Aim of the exercise:
Copy the data exactly; pictures stay out of the copy.

------------

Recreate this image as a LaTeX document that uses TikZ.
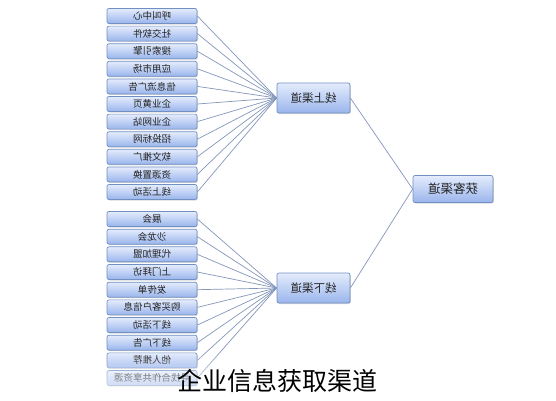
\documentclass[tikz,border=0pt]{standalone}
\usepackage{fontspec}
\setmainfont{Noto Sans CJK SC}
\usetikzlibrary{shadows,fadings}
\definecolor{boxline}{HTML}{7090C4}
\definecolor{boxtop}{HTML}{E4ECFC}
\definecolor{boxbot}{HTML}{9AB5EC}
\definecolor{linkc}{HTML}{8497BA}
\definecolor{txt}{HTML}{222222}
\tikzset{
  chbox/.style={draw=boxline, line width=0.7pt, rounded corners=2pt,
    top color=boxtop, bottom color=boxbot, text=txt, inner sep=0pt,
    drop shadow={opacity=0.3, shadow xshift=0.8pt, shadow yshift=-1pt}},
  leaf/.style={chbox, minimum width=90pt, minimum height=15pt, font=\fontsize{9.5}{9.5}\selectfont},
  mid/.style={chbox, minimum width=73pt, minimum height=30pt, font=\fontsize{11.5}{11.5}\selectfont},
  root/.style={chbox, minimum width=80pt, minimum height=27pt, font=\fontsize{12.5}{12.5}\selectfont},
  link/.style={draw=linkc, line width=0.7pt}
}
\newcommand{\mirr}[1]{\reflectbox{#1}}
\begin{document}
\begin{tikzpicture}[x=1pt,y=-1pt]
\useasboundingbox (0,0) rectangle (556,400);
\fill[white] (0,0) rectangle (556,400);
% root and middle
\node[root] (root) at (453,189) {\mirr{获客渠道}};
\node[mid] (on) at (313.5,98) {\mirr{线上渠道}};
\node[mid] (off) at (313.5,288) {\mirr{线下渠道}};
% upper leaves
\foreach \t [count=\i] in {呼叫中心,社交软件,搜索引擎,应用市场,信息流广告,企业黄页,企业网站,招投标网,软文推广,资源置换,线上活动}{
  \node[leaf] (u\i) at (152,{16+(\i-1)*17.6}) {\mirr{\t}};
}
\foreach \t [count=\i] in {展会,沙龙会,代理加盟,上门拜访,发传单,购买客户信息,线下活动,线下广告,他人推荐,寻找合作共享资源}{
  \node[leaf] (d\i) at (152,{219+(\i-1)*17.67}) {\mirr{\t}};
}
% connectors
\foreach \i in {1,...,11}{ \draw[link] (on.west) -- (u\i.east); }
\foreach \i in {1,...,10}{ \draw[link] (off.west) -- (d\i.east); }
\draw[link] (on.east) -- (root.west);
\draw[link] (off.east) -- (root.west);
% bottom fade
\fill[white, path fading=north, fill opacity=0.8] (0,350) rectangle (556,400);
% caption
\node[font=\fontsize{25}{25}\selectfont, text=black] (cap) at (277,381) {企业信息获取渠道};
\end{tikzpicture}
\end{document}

------------

Solution to this problem:
Recreate this image as a LaTeX document that uses TikZ.
\documentclass[tikz,border=0pt]{standalone}
\usepackage{fontspec}
\setmainfont{Noto Sans CJK SC}
\usetikzlibrary{shadows,fadings}
\definecolor{boxline}{HTML}{7090C4}
\definecolor{boxtop}{HTML}{E4ECFC}
\definecolor{boxbot}{HTML}{9AB5EC}
\definecolor{linkc}{HTML}{8497BA}
\definecolor{txt}{HTML}{222222}
\tikzset{
  chbox/.style={draw=boxline, line width=0.7pt, rounded corners=2pt,
    top color=boxtop, bottom color=boxbot, text=txt, inner sep=0pt,
    drop shadow={opacity=0.3, shadow xshift=0.8pt, shadow yshift=-1pt}},
  leaf/.style={chbox, minimum width=90pt, minimum height=15pt, font=\fontsize{9.5}{9.5}\selectfont},
  mid/.style={chbox, minimum width=73pt, minimum height=30pt, font=\fontsize{11.5}{11.5}\selectfont},
  root/.style={chbox, minimum width=80pt, minimum height=27pt, font=\fontsize{12.5}{12.5}\selectfont},
  link/.style={draw=linkc, line width=0.7pt}
}
\newcommand{\mirr}[1]{\reflectbox{#1}}
\begin{document}
\begin{tikzpicture}[x=1pt,y=-1pt]
\useasboundingbox (0,0) rectangle (556,400);
\fill[white] (0,0) rectangle (556,400);
% root and middle
\node[root] (root) at (453,189) {\mirr{获客渠道}};
\node[mid] (on) at (313.5,98) {\mirr{线上渠道}};
\node[mid] (off) at (313.5,288) {\mirr{线下渠道}};
% upper leaves
\foreach \t [count=\i] in {呼叫中心,社交软件,搜索引擎,应用市场,信息流广告,企业黄页,企业网站,招投标网,软文推广,资源置换,线上活动}{
  \node[leaf] (u\i) at (152,{16+(\i-1)*17.6}) {\mirr{\t}};
}
\foreach \t [count=\i] in {展会,沙龙会,代理加盟,上门拜访,发传单,购买客户信息,线下活动,线下广告,他人推荐,寻找合作共享资源}{
  \node[leaf] (d\i) at (152,{219+(\i-1)*17.67}) {\mirr{\t}};
}
% connectors
\foreach \i in {1,...,11}{ \draw[link] (on.west) -- (u\i.east); }
\foreach \i in {1,...,10}{ \draw[link] (off.west) -- (d\i.east); }
\draw[link] (on.east) -- (root.west);
\draw[link] (off.east) -- (root.west);
% bottom fade
\fill[white, path fading=north, fill opacity=0.8] (0,350) rectangle (556,400);
% caption
\node[font=\fontsize{25}{25}\selectfont, text=black] (cap) at (277,381) {企业信息获取渠道};
\end{tikzpicture}
\end{document}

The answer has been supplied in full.